YOUR GOAL:
Gather from the material every line that contains the string "code".

▼

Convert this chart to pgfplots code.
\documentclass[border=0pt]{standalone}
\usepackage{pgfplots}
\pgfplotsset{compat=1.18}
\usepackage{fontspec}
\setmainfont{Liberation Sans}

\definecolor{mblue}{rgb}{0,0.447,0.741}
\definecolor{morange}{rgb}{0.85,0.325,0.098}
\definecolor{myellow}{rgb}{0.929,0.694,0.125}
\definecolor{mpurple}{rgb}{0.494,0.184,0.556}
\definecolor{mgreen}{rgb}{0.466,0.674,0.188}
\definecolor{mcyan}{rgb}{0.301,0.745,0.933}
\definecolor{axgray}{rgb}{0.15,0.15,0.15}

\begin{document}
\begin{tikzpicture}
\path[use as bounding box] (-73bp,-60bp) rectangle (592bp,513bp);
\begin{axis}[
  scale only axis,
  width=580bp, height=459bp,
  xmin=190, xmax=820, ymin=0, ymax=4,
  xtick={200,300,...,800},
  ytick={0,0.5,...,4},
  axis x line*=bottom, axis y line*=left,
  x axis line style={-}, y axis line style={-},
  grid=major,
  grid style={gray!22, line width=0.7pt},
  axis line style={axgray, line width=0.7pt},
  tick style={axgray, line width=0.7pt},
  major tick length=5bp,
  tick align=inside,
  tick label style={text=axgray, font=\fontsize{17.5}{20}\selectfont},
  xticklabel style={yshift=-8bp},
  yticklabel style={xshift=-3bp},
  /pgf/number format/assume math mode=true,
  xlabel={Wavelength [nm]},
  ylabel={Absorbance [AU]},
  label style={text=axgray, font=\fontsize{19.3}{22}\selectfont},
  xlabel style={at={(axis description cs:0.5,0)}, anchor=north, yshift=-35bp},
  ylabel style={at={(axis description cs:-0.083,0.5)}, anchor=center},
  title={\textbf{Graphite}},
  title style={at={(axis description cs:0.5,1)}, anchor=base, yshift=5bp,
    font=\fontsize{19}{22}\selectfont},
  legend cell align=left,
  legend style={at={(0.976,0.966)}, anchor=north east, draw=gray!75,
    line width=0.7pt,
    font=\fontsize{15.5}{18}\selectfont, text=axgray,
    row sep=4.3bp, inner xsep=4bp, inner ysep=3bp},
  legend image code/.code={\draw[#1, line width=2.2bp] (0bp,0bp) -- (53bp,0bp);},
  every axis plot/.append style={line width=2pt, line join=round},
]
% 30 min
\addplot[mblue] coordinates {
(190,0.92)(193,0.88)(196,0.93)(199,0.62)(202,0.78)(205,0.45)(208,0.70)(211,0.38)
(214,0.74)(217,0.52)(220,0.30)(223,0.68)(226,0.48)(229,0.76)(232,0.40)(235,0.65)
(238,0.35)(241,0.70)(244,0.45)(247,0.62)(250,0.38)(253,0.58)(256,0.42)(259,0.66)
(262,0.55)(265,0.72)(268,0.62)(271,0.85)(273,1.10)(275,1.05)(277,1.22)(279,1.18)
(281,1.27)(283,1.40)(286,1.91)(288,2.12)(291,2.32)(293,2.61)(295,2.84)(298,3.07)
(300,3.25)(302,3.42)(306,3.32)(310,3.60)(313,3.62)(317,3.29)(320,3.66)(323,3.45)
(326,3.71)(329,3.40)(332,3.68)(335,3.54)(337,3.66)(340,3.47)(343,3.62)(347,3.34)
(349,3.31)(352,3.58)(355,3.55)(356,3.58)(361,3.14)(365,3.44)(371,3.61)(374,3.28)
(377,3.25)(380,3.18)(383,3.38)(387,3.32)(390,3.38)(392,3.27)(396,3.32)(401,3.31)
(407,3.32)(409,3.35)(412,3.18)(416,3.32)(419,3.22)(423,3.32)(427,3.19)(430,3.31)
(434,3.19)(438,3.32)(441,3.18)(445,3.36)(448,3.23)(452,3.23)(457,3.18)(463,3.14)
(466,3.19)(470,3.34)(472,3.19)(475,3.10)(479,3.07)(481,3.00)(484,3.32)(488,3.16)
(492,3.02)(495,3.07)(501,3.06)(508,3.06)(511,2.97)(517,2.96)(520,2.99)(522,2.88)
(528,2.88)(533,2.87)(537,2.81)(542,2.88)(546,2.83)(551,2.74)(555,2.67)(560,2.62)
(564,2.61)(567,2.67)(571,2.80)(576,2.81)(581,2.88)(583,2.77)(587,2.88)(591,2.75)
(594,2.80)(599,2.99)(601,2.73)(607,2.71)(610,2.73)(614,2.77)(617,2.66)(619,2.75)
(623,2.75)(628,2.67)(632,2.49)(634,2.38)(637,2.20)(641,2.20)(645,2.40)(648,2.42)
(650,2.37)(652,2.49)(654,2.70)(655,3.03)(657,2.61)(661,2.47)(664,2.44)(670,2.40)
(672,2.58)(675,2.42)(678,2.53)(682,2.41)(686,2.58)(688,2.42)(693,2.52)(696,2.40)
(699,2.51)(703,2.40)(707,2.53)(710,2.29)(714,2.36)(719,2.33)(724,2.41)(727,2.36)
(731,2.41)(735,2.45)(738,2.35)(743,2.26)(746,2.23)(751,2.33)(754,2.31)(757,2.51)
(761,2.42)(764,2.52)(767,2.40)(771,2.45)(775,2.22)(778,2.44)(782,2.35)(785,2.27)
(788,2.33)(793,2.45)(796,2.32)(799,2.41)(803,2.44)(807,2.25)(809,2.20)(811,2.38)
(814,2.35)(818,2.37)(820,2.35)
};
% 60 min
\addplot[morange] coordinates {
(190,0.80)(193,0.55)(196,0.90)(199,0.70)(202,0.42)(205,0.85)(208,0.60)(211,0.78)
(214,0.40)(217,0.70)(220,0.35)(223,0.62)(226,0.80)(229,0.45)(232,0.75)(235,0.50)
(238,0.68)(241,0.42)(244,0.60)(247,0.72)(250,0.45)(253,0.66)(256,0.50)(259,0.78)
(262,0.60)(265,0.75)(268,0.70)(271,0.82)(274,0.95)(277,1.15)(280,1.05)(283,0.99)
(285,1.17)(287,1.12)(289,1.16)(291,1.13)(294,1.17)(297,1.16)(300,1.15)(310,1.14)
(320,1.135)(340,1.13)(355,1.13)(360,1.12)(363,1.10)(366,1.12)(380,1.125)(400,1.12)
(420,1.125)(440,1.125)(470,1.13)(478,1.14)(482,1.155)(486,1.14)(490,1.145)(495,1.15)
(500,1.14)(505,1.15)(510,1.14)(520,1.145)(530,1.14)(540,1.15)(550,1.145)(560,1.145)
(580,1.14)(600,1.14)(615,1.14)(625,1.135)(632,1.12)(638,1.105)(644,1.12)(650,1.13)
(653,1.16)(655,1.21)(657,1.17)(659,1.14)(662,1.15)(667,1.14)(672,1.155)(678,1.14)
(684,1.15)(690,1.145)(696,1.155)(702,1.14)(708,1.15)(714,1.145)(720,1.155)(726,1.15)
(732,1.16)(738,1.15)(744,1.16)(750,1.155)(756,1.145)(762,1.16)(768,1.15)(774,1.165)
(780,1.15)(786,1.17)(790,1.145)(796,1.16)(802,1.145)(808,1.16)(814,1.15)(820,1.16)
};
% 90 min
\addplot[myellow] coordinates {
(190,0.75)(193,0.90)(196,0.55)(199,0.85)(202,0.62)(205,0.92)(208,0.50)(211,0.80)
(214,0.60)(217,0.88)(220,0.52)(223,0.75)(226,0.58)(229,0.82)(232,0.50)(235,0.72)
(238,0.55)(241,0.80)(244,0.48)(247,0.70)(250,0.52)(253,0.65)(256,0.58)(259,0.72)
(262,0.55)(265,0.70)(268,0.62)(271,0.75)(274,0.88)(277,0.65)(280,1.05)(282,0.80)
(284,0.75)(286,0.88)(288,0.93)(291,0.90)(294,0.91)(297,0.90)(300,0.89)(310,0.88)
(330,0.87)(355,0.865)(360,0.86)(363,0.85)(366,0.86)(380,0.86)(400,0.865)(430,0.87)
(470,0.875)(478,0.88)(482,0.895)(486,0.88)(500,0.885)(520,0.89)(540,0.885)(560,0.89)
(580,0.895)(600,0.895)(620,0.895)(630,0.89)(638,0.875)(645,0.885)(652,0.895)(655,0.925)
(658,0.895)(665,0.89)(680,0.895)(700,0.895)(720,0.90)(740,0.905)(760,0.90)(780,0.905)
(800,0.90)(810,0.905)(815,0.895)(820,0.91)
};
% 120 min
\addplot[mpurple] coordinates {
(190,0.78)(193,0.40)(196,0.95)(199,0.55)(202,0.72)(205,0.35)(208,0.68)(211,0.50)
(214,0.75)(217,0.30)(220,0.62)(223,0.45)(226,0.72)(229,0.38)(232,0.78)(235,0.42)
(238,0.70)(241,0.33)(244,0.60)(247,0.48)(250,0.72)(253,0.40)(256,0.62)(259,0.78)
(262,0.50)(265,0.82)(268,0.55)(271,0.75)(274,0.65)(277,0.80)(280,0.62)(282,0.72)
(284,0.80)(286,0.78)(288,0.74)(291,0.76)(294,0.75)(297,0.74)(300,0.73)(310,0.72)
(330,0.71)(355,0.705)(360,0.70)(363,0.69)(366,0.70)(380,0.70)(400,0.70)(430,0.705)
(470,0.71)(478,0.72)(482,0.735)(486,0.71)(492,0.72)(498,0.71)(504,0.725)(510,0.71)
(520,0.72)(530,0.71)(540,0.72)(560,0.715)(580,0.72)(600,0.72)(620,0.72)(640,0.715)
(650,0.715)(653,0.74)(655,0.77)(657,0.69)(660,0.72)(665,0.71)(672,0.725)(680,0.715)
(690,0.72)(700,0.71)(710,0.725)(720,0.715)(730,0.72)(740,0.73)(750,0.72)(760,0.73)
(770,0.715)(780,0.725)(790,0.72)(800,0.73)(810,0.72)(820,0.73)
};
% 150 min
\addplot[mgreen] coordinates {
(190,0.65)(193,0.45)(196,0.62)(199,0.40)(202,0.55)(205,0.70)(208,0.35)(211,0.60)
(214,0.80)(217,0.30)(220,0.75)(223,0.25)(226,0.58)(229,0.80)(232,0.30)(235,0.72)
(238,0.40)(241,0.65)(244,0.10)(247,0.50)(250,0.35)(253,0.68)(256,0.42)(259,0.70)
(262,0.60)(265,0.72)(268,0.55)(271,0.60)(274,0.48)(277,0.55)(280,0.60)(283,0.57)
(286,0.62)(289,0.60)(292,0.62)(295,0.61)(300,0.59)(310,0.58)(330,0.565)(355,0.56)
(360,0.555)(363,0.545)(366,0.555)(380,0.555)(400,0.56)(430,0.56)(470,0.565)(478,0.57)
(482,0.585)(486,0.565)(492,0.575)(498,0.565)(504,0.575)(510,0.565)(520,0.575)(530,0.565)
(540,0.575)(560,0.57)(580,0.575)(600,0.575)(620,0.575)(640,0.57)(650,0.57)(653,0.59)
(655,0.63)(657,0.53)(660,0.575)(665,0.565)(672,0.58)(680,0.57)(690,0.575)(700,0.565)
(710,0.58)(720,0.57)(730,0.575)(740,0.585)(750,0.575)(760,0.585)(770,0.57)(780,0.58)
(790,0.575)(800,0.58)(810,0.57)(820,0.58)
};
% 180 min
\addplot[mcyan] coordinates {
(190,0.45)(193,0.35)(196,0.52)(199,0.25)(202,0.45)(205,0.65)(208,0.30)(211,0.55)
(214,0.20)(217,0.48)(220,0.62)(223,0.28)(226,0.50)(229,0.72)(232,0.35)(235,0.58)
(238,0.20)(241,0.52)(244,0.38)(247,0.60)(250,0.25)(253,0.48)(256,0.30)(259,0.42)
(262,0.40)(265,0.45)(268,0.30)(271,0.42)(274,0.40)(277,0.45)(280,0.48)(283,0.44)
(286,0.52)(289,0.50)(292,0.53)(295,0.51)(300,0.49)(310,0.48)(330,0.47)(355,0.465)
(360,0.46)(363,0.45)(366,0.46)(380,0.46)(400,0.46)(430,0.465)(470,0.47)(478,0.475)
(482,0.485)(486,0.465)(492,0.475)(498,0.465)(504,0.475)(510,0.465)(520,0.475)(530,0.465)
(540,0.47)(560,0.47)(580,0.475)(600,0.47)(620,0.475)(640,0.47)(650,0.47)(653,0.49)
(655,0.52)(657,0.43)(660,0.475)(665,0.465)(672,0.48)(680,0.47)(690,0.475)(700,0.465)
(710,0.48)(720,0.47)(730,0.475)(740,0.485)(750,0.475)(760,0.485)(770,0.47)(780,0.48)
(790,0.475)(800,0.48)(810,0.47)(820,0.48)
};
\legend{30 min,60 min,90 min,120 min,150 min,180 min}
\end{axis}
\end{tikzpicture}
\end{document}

▲

COMPLETE ANSWER:
Convert this chart to pgfplots code.
  legend image code/.code={\draw[#1, line width=2.2bp] (0bp,0bp) -- (53bp,0bp);},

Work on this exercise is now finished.